*What this task involves:* Of the lines in the listing, how many include the string "that"? Write the number and nothing else.

*Exercise material:*
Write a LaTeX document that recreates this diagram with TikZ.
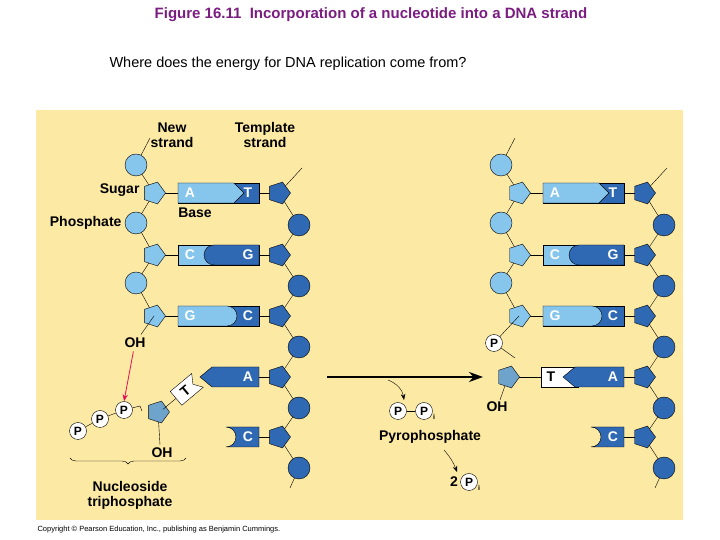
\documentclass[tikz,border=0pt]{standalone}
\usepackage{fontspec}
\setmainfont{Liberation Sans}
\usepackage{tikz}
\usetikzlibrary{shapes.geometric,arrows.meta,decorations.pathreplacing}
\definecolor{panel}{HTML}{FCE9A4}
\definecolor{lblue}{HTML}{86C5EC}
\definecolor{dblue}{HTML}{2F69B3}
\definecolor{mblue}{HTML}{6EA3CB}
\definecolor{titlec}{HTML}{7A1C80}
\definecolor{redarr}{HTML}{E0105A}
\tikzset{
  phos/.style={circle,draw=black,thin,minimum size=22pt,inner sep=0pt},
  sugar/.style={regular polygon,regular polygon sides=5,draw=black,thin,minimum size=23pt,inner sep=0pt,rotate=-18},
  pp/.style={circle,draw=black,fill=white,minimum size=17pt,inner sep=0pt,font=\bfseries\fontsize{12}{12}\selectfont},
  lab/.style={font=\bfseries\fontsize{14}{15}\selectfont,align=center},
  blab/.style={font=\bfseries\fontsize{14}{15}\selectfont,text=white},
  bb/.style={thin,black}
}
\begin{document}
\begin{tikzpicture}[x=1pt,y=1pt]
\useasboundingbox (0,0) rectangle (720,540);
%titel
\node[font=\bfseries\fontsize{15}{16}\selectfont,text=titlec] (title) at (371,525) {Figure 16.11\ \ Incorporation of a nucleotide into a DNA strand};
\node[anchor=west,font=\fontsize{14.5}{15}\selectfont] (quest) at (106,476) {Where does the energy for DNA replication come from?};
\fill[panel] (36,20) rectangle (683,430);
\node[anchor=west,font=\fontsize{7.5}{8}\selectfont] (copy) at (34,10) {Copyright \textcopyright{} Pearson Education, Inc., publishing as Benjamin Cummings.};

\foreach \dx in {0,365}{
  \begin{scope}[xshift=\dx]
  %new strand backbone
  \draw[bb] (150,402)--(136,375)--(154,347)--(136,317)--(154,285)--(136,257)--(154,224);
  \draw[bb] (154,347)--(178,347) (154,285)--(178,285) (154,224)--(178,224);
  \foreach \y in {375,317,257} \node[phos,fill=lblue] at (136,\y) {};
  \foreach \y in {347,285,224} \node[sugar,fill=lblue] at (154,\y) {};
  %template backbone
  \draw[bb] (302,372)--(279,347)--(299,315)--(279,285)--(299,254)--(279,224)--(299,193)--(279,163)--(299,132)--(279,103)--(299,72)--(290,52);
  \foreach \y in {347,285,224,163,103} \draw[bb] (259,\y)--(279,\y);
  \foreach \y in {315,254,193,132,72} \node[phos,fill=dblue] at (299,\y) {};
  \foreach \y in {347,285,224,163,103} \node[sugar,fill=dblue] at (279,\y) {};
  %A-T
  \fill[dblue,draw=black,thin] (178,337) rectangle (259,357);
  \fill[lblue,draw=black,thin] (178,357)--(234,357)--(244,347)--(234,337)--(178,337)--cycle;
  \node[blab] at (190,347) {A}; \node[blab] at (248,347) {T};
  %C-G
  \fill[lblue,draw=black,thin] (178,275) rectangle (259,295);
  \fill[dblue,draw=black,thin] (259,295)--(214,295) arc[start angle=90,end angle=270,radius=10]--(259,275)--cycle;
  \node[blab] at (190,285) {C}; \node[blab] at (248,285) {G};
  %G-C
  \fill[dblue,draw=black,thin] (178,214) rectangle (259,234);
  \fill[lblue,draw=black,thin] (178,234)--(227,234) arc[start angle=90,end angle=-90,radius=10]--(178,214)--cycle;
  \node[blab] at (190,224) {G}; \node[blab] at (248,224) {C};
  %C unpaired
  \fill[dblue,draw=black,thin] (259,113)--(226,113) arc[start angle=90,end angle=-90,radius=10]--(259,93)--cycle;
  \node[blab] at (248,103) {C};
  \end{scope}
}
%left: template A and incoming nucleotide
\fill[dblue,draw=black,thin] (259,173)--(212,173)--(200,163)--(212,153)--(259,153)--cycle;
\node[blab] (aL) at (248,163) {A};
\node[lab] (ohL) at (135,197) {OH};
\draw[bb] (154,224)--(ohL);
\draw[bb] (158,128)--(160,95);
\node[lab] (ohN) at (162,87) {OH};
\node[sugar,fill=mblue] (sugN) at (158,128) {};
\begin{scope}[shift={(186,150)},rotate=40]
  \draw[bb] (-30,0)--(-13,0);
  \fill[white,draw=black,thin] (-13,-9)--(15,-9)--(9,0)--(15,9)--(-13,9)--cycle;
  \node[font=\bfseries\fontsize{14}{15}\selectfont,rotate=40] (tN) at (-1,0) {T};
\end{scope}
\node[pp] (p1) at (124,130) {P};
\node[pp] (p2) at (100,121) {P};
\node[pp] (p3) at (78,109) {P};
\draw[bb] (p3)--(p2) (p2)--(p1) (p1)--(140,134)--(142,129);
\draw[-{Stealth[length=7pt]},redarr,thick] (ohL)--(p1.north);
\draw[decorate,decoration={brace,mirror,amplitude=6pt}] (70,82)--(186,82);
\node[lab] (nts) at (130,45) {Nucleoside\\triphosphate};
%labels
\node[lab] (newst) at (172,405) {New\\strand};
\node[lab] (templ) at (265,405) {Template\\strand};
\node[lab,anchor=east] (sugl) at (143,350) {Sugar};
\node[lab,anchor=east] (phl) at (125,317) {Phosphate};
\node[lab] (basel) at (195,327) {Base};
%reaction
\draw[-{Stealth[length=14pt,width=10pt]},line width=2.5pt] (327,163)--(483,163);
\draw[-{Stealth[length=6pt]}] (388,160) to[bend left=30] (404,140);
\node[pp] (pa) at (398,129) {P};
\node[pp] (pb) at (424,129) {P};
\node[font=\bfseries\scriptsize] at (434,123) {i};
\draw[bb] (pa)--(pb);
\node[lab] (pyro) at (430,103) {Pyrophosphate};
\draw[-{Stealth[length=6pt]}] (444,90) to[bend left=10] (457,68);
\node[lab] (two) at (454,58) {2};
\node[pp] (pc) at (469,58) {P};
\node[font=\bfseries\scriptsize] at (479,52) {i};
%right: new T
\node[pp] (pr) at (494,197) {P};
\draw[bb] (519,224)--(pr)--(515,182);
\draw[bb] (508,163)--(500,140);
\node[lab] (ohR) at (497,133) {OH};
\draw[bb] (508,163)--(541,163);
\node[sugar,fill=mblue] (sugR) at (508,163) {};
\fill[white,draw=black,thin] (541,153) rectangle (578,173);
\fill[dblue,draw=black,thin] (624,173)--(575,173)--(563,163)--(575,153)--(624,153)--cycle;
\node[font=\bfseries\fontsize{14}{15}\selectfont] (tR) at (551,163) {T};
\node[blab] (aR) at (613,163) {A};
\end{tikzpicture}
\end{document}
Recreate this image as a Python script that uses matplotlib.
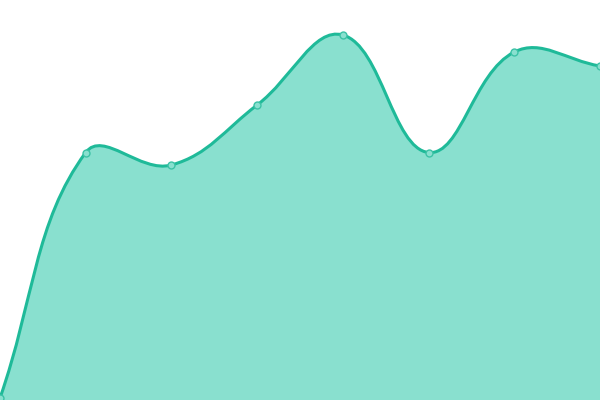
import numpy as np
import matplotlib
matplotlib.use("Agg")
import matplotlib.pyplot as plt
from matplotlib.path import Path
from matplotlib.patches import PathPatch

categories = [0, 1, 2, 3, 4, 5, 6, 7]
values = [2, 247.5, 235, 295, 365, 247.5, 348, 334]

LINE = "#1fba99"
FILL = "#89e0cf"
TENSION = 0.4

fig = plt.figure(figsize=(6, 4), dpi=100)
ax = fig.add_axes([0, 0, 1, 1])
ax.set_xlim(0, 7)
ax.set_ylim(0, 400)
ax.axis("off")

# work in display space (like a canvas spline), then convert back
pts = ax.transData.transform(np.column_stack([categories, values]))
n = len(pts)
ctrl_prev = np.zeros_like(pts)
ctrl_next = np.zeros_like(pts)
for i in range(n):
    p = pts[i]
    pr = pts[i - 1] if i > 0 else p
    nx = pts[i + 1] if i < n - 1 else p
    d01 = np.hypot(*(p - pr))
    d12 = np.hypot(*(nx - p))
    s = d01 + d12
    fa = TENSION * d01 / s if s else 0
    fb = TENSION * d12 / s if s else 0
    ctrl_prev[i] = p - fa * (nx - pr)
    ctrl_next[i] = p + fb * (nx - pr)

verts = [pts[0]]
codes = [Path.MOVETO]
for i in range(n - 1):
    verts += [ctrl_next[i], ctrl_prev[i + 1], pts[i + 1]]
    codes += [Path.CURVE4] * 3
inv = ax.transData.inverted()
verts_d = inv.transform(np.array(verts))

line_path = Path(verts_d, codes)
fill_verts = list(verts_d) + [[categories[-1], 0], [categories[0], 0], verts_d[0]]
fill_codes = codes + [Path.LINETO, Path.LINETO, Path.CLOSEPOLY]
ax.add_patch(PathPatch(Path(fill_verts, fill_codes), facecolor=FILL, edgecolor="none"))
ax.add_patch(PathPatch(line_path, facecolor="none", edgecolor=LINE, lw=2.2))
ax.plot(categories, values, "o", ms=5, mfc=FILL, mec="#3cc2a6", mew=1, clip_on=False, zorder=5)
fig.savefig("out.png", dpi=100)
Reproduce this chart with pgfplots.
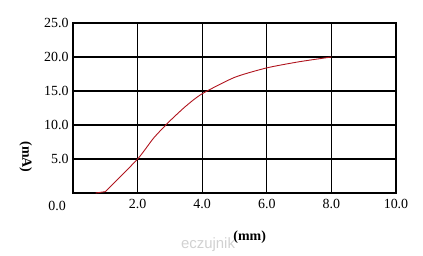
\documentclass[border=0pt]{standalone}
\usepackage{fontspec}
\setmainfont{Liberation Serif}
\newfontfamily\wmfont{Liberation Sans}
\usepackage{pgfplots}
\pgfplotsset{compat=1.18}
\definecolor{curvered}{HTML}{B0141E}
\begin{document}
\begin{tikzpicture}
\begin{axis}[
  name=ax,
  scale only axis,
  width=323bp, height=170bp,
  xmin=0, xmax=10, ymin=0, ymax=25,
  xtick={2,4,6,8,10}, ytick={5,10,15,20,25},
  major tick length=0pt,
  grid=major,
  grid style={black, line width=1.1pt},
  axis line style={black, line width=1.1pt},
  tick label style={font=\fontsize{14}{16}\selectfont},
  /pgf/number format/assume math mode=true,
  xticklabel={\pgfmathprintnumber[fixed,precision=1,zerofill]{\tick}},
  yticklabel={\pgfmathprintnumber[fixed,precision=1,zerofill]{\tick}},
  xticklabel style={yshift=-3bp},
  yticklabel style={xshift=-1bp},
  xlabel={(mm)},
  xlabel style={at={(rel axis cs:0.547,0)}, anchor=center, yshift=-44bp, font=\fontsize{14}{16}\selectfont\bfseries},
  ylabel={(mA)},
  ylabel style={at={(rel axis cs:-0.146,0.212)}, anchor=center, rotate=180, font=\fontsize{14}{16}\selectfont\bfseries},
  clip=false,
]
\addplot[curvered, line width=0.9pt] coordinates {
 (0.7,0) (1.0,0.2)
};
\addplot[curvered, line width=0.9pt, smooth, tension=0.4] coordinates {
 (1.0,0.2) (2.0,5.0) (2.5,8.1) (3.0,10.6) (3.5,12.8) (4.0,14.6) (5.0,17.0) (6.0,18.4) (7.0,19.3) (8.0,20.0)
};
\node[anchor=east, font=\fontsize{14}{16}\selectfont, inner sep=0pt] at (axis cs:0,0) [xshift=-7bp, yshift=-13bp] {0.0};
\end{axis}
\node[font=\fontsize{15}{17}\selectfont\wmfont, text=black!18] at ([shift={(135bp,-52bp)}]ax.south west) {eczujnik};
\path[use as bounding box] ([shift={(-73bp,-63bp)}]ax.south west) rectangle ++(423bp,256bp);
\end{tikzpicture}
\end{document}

*Response to the task:* 2